EXERCISE: In the records below, find the line that contains "Clone this diagram in TikZ." and the line that contains "(Gross) at (151,275)"; write out exactly those two lines and everything between them, without the pictures.

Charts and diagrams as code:
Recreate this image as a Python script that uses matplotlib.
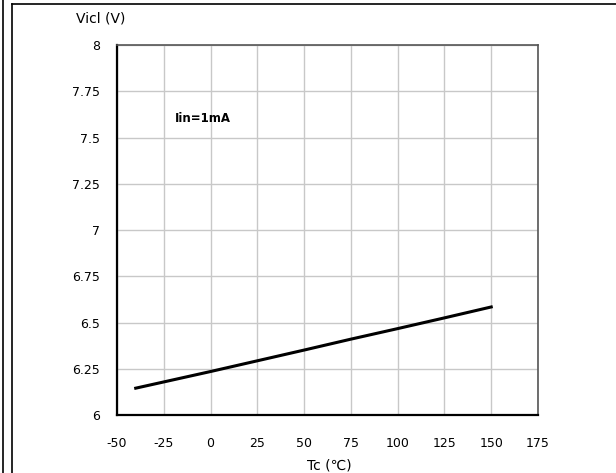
import matplotlib
matplotlib.use("Agg")
import matplotlib.pyplot as plt
from matplotlib.lines import Line2D

plt.rcParams["axes.unicode_minus"] = False

# temperature (C) vs clamp voltage (V)
tc = [-40, 0, 25, 50, 75, 100, 125, 150]
vicl = [6.145, 6.235, 6.293, 6.351, 6.41, 6.467, 6.525, 6.584]
x_ticks = [-50, -25, 0, 25, 50, 75, 100, 125, 150, 175]
y_ticks = [6, 6.25, 6.5, 6.75, 7, 7.25, 7.5, 7.75, 8]
y_labels = ["6", "6.25", "6.5", "6.75", "7", "7.25", "7.5", "7.75", "8"]

W, H = 616, 473
fig = plt.figure(figsize=(W / 100, H / 100), dpi=100)
ax = fig.add_axes([117 / W, 1 - 415 / H, (538 - 117) / W, (415 - 45) / H])

ax.plot(tc, vicl, color="black", lw=2.2)

ax.set_xlim(-50, 175)
ax.set_ylim(6, 8)
ax.set_xticks(x_ticks)
ax.set_yticks(y_ticks)
ax.set_yticklabels(y_labels)
ax.tick_params(length=0, labelsize=9, pad=12)
ax.tick_params(axis="x", pad=16)
ax.grid(True, color="#c8c8c8", lw=1)

for side in ["left", "bottom"]:
    ax.spines[side].set_color("black")
    ax.spines[side].set_linewidth(1.6)
for side in ["top", "right"]:
    ax.spines[side].set_color("#555555")
    ax.spines[side].set_linewidth(1.2)

ax.text(-19, 7.605, "Iin=1mA", fontsize=8.5, fontweight="bold", va="center")

fig.text(101 / W, 1 - 18 / H, "Vicl (V)", fontsize=10, ha="center", va="center")
fig.text(329 / W, 1 - 465 / H, "Tc (\u2103)", fontsize=10, ha="center", va="center")

# outer frame lines
fig.add_artist(Line2D([3 / W, 3 / W], [0, 1], color="black", lw=1.2))
fig.add_artist(Line2D([12 / W, 12 / W], [0, 1 - 4 / H], color="black", lw=1.2))
fig.add_artist(Line2D([12 / W, 1], [1 - 4 / H, 1 - 4 / H], color="black", lw=1.2))

fig.savefig("out.png", dpi=100)
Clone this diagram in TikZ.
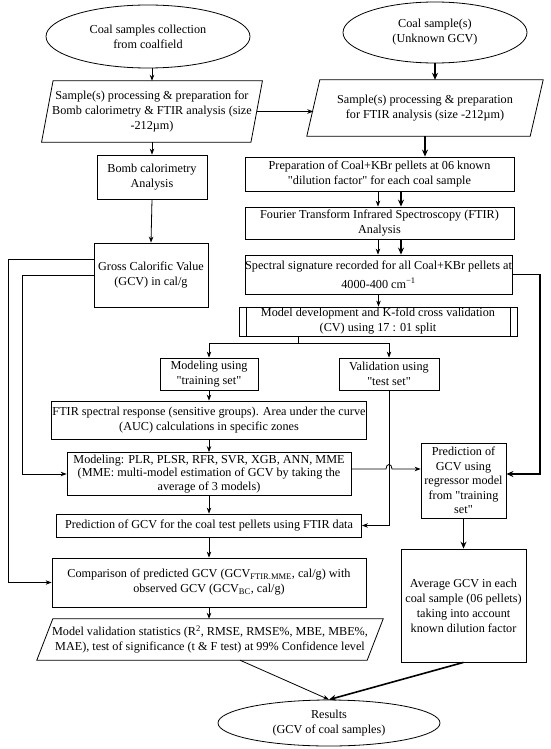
\documentclass[tikz,border=0pt]{standalone}
\usepackage{fontspec}
\setmainfont{Liberation Serif}[Ligatures=TeXOff]
\usetikzlibrary{arrows.meta,shapes.geometric,calc}
\begin{document}
\begin{tikzpicture}[x=1pt,y=-1pt,
  every node/.style={font=\fontsize{12.2}{15}\selectfont, inner sep=0pt, align=center},
  bx/.style 2 args={draw, line width=0.8pt, minimum width=#1, minimum height=#2},
  pl/.style 2 args={minimum width=#1, minimum height=#2},
  el/.style 2 args={draw, ellipse, line width=0.8pt, minimum width=#1, minimum height=#2},
  ln/.style={line width=0.8pt},
  arr/.style={line width=0.8pt, -{Stealth[length=6pt,width=4.5pt]}},
  tarr/.style={line width=1.6pt, -{Stealth[length=7pt,width=6pt]}}
]
\useasboundingbox (0,0) rectangle (550,749);
\fill[white] (0,0) rectangle (550,749);

% left column
\node[el={204}{63}] (E1) at (148,36.5) {Coal samples collection\\from coalfield};
\node[pl={209}{61}] (P1) at (152,111.5) {Sample(s) processing \& preparation for\\Bomb calorimetry \& FTIR analysis (size\\-212µm)};
\draw[ln] ([xshift=5.75pt]P1.north west) -- ([xshift=5.75pt]P1.north east) -- ([xshift=-5.75pt]P1.south east) -- ([xshift=-5.75pt]P1.south west) -- cycle;
\node[bx={110}{44}] (Bomb) at (152,177) {Bomb calorimetry\\Analysis};
\node[bx={114}{64}] (Gross) at (151,275) {Gross Calorific Value\\(GCV) in cal/g};

% right column
\node[el={184}{61}] (E2) at (435,32.5) {Coal sample(s)\\(Unknown GCV)};
\node[pl={223}{56}] (P2) at (425,108) {Sample(s) processing \& preparation\\for FTIR analysis (size -212µm)};
\draw[ln] ([xshift=6.5pt]P2.north west) -- ([xshift=6.5pt]P2.north east) -- ([xshift=-6.5pt]P2.south east) -- ([xshift=-6.5pt]P2.south west) -- cycle;
\node[bx={269}{34}] (Prep) at (379.5,174) {Preparation of Coal+KBr pellets at 06 known\\"dilution factor" for each coal sample};
\node[bx={269}{32}] (FTIR) at (379.5,223) {Fourier Transform Infrared Spectroscopy (FTIR)\\Analysis};
\node[bx={267}{39}] (Spec) at (378.5,274.5) {Spectral signature recorded for all Coal+KBr pellets at\\[4pt]4000-400 cm\textsuperscript{−1}};
\node[bx={278}{29}] (MD) at (378,321.5) {Model development and K-fold cross validation\\(CV) using 17 : 01 split};
\draw[ln] ([xshift=8pt]MD.north west) -- ([xshift=8pt]MD.south west);
\draw[ln] ([xshift=-7pt]MD.north east) -- ([xshift=-7pt]MD.south east);

\node[bx={98}{32}] (MU) at (209,374) {Modeling using\\"training set"};
\node[bx={100}{32}] (VU) at (389,374) {Validation using\\"test set"};
\node[bx={315}{38}] (FS) at (209,420) {FTIR spectral response (sensitive groups). Area under the curve\\(AUC) calculations in specific zones};
\node[bx={284}{43}, font=\fontsize{12.2}{13.5}\selectfont] (MO) at (209,474) {Modeling: PLR, PLSR, RFR, SVR, XGB, ANN, MME\\(MME: multi-model estimation of GCV by taking the\\average of 3 models)};
\node[bx={305}{23}] (PT) at (209,525.5) {Prediction of GCV for the coal test pellets using FTIR data};
\node[bx={314}{49}] (CO) at (209,582.5) {Comparison of predicted GCV (GCV\textsubscript{FTIR.MME}, cal/g) with\\observed GCV (GCV\textsubscript{BC}, cal/g)};
\node[pl={330}{41}] (MV) at (210,639.5) {Model validation statistics (R\textsuperscript{2}, RMSE, RMSE\%, MBE, MBE\%,\\MAE), test of significance (t \& F test) at 99\% Confidence level};
\draw[ln] ([xshift=8pt]MV.north west) -- ([xshift=8pt]MV.north east) -- ([xshift=-8pt]MV.south east) -- ([xshift=-8pt]MV.south west) -- cycle;

\node[bx={85}{75}, font=\fontsize{12.2}{14.5}\selectfont] (PG) at (463.5,480.5) {Prediction of\\GCV using\\regressor model\\from "training\\set"};
\node[bx={125}{113}] (AV) at (463.5,605.5) {Average GCV in each\\coal sample (06 pellets)\\taking into account\\known dilution factor};
\node[el={222}{46}] (RE) at (329,723) {Results\\(GCV of coal samples)};

% connectors left
\draw[arr] (E1.south -| Bomb.north) -- (P1.north -| Bomb.north);
\draw[arr] (P1.south -| Bomb.north) -- (Bomb.north);
\draw[arr] (Bomb.south) -- (Gross.north);
\draw[arr] (P1.east) -- (P1.east -| P2.west);

\coordinate (g1) at (8,259);
\coordinate (g2) at (22,275);
\draw[arr] ([yshift=16pt]Gross.west) -- (g1) |- (CO.west);
\draw[arr] (Gross.west) -- (g2) |- (MO.west);

% connectors right
\draw[tarr] (E2.south) -- (E2.south |- P2.north);
\draw[tarr] (P2.south) -- (P2.south |- Prep.north);
\draw[arr] ([xshift=-1.5pt]Prep.south) -- ([xshift=-1.5pt]FTIR.north);
\draw[tarr] ([xshift=21.5pt]Prep.south) -- ([xshift=21.5pt]FTIR.north);
\draw[arr] ([xshift=-1.5pt]FTIR.south) -- ([xshift=-1.5pt]FTIR.south |- Spec.north);
\draw[tarr] ([xshift=21.5pt]FTIR.south) -- ([xshift=21.5pt]FTIR.south |- Spec.north);
\draw[arr] (Spec.south) -- (Spec.south |- MD.north);

\coordinate (sp) at (298,343);
\draw[ln] (MD.south -| sp) -- (sp);
\draw[arr] (sp) -| (MU.north);
\draw[arr] (sp) -| (VU.north);

\draw[arr] (MU.south) -- (MU.south |- FS.north);
\draw[arr] (FS.south) -- (MO.north);
\draw[arr] (MO.south) -- (PT.north);
\draw[arr] (PT.south) -- (CO.north);
\draw[arr] (CO.south) -- (CO.south |- MV.north);

\draw[arr] (VU.south) |- (PT.east);
\coordinate (h1) at (386,469);
\coordinate (h2) at (392,469);
\draw[arr] (MO.east |- h1) -- (h1) .. controls ($(h1)+(0,-6)$) and ($(h2)+(0,-6)$) .. (h2) -- (PG.west |- h1);

\coordinate (r1) at (540,274.5);
\coordinate (r2) at (540,474);
\draw[tarr] (Spec.east) -- (r1) -- (r2) -- (PG.east |- r2);
\draw[tarr] (PG.south) -- (AV.north);
\draw[tarr] (AV.south) -- (RE.north);
\draw[arr] ([xshift=30pt]MV.south) -- (RE.north);
\end{tikzpicture}
\end{document}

COMPLETED EXERCISE:
Clone this diagram in TikZ.
\documentclass[tikz,border=0pt]{standalone}
\usepackage{fontspec}
\setmainfont{Liberation Serif}[Ligatures=TeXOff]
\usetikzlibrary{arrows.meta,shapes.geometric,calc}
\begin{document}
\begin{tikzpicture}[x=1pt,y=-1pt,
  every node/.style={font=\fontsize{12.2}{15}\selectfont, inner sep=0pt, align=center},
  bx/.style 2 args={draw, line width=0.8pt, minimum width=#1, minimum height=#2},
  pl/.style 2 args={minimum width=#1, minimum height=#2},
  el/.style 2 args={draw, ellipse, line width=0.8pt, minimum width=#1, minimum height=#2},
  ln/.style={line width=0.8pt},
  arr/.style={line width=0.8pt, -{Stealth[length=6pt,width=4.5pt]}},
  tarr/.style={line width=1.6pt, -{Stealth[length=7pt,width=6pt]}}
]
\useasboundingbox (0,0) rectangle (550,749);
\fill[white] (0,0) rectangle (550,749);

% left column
\node[el={204}{63}] (E1) at (148,36.5) {Coal samples collection\\from coalfield};
\node[pl={209}{61}] (P1) at (152,111.5) {Sample(s) processing \& preparation for\\Bomb calorimetry \& FTIR analysis (size\\-212µm)};
\draw[ln] ([xshift=5.75pt]P1.north west) -- ([xshift=5.75pt]P1.north east) -- ([xshift=-5.75pt]P1.south east) -- ([xshift=-5.75pt]P1.south west) -- cycle;
\node[bx={110}{44}] (Bomb) at (152,177) {Bomb calorimetry\\Analysis};
\node[bx={114}{64}] (Gross) at (151,275) {Gross Calorific Value\\(GCV) in cal/g};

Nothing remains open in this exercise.